Hermocrates was a key figure in Sicilian politics during the latter half of the 5th century BC. He was a steadfast opponent of the Athenians, mentioned extensively in Thucydides' history of the Peloponnesian War, and was instrumental in the defeat of the disastrous Sicilian Campaign launched by Athens during that conflict. One interesting notice we have of Hermocrates from later times is a punning statement by Plutarch [Life of Nicias 1.3], which depicts him as divinely inspired to wreak vengeance on Athens for the desecration of the herms (in which Critias was implicated): -

... by the mutilation of the "Hermae," Heaven indicated to them in advance that by the hands of Hermocrates the son of Hermon they were to suffer most of their reverses during the war.

Hermocrates was also important for his political ambitions. He eventually met his end during fighting in the streets of Syracuse subsequent to his attempt to become tyrant, and he can thus be seen as the founding father of the Syracusan tyranny which Plato attempted to guide. His erstwhile lieutenant and son-in-law would eventually secure that position: he was Dionysius I, with whom Plato had some dealings. His son in turn was Dionysius II, whom Plato, along with Dion, unsuccessfully attempted to fashion into the ideal "philosopher-king."



In historical Athens, the cult of Cecrops was served by a family of Eupatrids, the Amynandridae, who took their name from their eponymous founder, an obscure figure by the name of Amynander. Thus, the inclusion of an Amynander, seemingly so casually, in the account represents an invocation of the very foundations of Athenian society, reiterating what Critias has to say at the Apaturia. It is thus highly meaningful that a boy by this name appears alongside the younger Critias at the Apaturia, where he presses the elder Critias for more information on Solon's poem about Atlantis, as well as espousing Solon's poetic talent [Tim. 21b-d]. The name Amynander is somewhat obscure, with the only historical character bearing it being a king of the hemibarbarian Athamanians (also known as Amynas by Polybius [Histories 4.16]), attested in the works of Strabo [9.4], who details his activities in northern Greece during the early 2nd century BC. The name comes from the Greek word ἀμύνω meaning "to keep off, ward off" or "to fight for/in defence of a" (used in the latter sense by Plato's contemporary Xenophon [On Hunting 9.9]), which means that the name of this minor figure in the Timaeus may have been included as a cypher for the redoubtable nature of the paleo-Athenians' upper class and their exploits in the defence against the Atlantean forces.

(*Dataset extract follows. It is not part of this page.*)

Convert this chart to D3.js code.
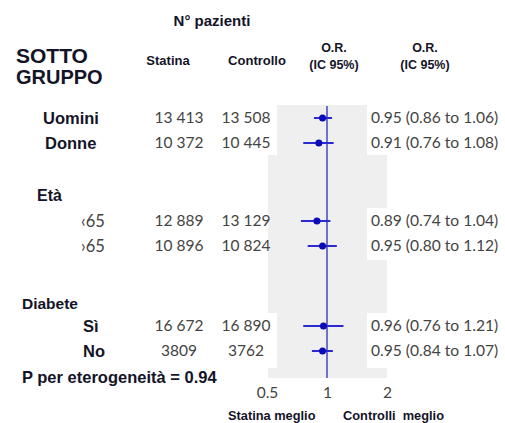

Well, notwithstanding the fact that Plato is writing a philosophical dialogue and not an account of something that happened to him decades previously, this question certainly deserves an answer.

The only real potential clue is the identity of the fifth participant, who was indisposed due to illness and did not attend the discussion [Tim. 17a]. This may be a reference to Plato: Plato's non-appearance at the deathbed of Socrates is explained as being due to illness according to the title character in the Phaedo [59b]. Other than that, the chronology presents various difficulties. Plato's birth is usually placed in 428/7 BC, which would make him a child at the time of the discussion if the 421 date is used. If Planinc's alternative is preferred, it is, of course, possible, as Plato was very likely a member of Socrates' circle by that date. However, Debra Nails suggests that Plato was born as late as 424/3 BC, which would render even this date difficult.